I am currently a third year B.Arch student and would agree that a direct discussion of this thought process in regards to form being a real problem solving tool is void from both the academia and the minds of most of my peers.
However, as I have discussed with one of my professors, the first installment of architecture that students - at least the recent classes at my university - are introduced to is architecture that serves as free standing gems and representatives of cultural capitalism. Frank Lloyd Wright, Aalto, Gehry. Our raw minds are exposed to dull slideshows of how these modern structures are emblematic of successful design. Now while I feel it is critically for us to be exposed to these works while still fresh, I felt that there was an imbalance of understanding architecture and form as art and opportunity. It is through my own endeavors that I am exploring architecture as a true opportunity to address the second portion of this op-ed discussion; architecture as a tool to address issues of housing provision.
So I suppose through this I am wondering when is it appropriate for the leaders of institutions to introduce this concept of form as problem solvers and to what degree should they encourage the future of this profession to explore that concept.
sevensixfive, they were just questions, sorry, didn't mean to get anyone too excited.
becker, to address your questions-
algorithmic- really, just used the word as an example of how usually isolated discussions could mingle and dialogue with each other.
accountability- as 765 mentioned, in the sense that an academic project is an experimental test, not a real one- people are not moving in, money is not being invested in buying land, etc. you are only putting your tuition there, and it's being invested in experimentation, which is a way of learning.
jump- you're an expert on this in a way that i'm not, but my sense of it is that hypotetically, if cars did not pollute, they would still be forwarding a type of development that is more horizontal and therefore consumes more land. i'm not taking a position of absolute density, just really arguing against the green skyscraper specifically.
smokety- what's next? i avoided your question because i don't know- but definitely what's next comes from the results of this new and/both, right? [also, it was archinect that decided the title of this op-ed, i just agreed because i couldn't think of a better one- i like 765's: not neither/nor but and/both. that would have made a great title]

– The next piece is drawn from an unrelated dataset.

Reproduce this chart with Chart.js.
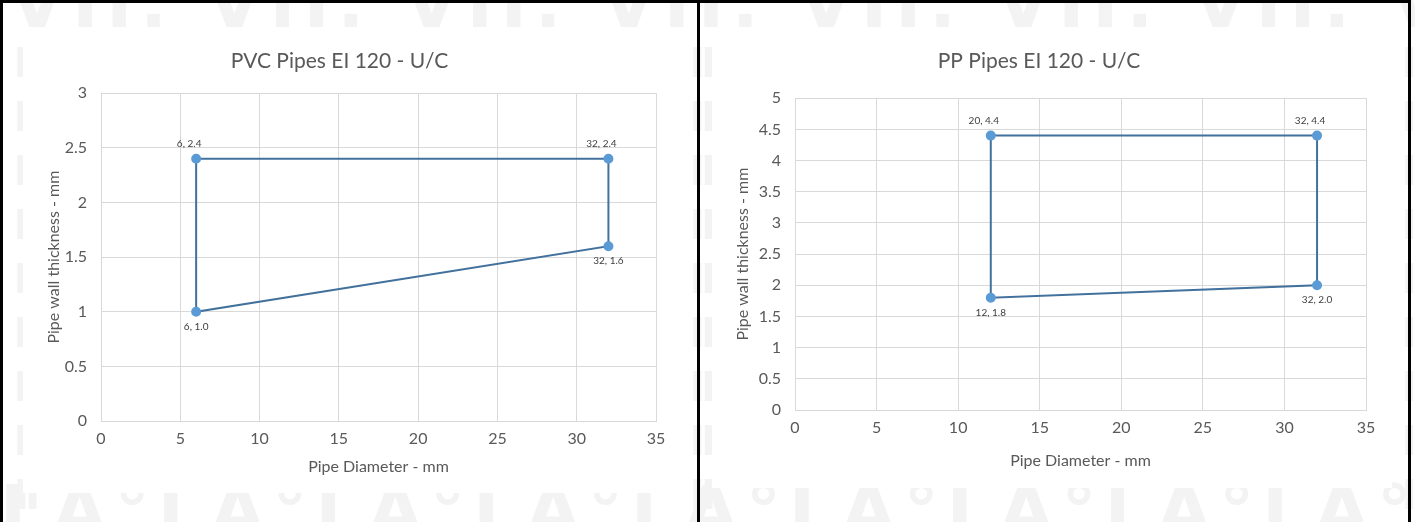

r12:6-8: on when it is appropriate- well this is very hypothetical- my initial training as an architect is southamerica [by very left leaning teachers] always involved some sort of application to situations of need. i think that was a problem, because it was always restricting formal experimentation. so its a matter of balance, of learning some formal tools and then going on to the more difficult task of using them in situations that can act [then] not as restrictive or constraining but can set a catalyst for formal development. and/both.
thanks guys for the comments. i was afraid nobody would say anything, so this is great.
Sorry for getting too excited, Becker.
Had a T-shirt idea I wrote down somewhere a while ago: 'Operational Form is better than Formal Operations'
aml - It was more of a rhetorical question ... not one that I was hoping to have answered in this thread. However, the quality of this op-ed and the resultant discussion are really inspiring ... so obviously the and/both approach is generating some good traction here.
So give yourself some credit :)
thanks smokes! i like how these are building up, and am looking forward to the next one. good job by nam, btw, on getting these rolling.
rule-based, digitally driven approaches to architectural design were actually present and in development before many of the run-of-the-mill ("stupid") CAD solutions we're (also) using nowadays.
Most of them didn't quite cut it, or we'd all be mere operators by now (and I don't mean CAD monkeys by that).
See Yehuda E. Kalay, "Architecture's New Media", for an in-depth discussion of that subject.
The rule stuff gets cooked up again and again.. seems cyclical to me & occurs when some other paradigm of production approaches a state of crisis. Does the hyped up scripting frenzy approach that moment of clarity?
I'm just glad that some people are realizing that by glorifying algorithmic form - finding processes many folks were (in their education) abstracted from the actual field of their study: how to create meaningful and well-performing physical artefacts that (at least) serve the initial requirement & are situated in an ecological, societal, and economical context.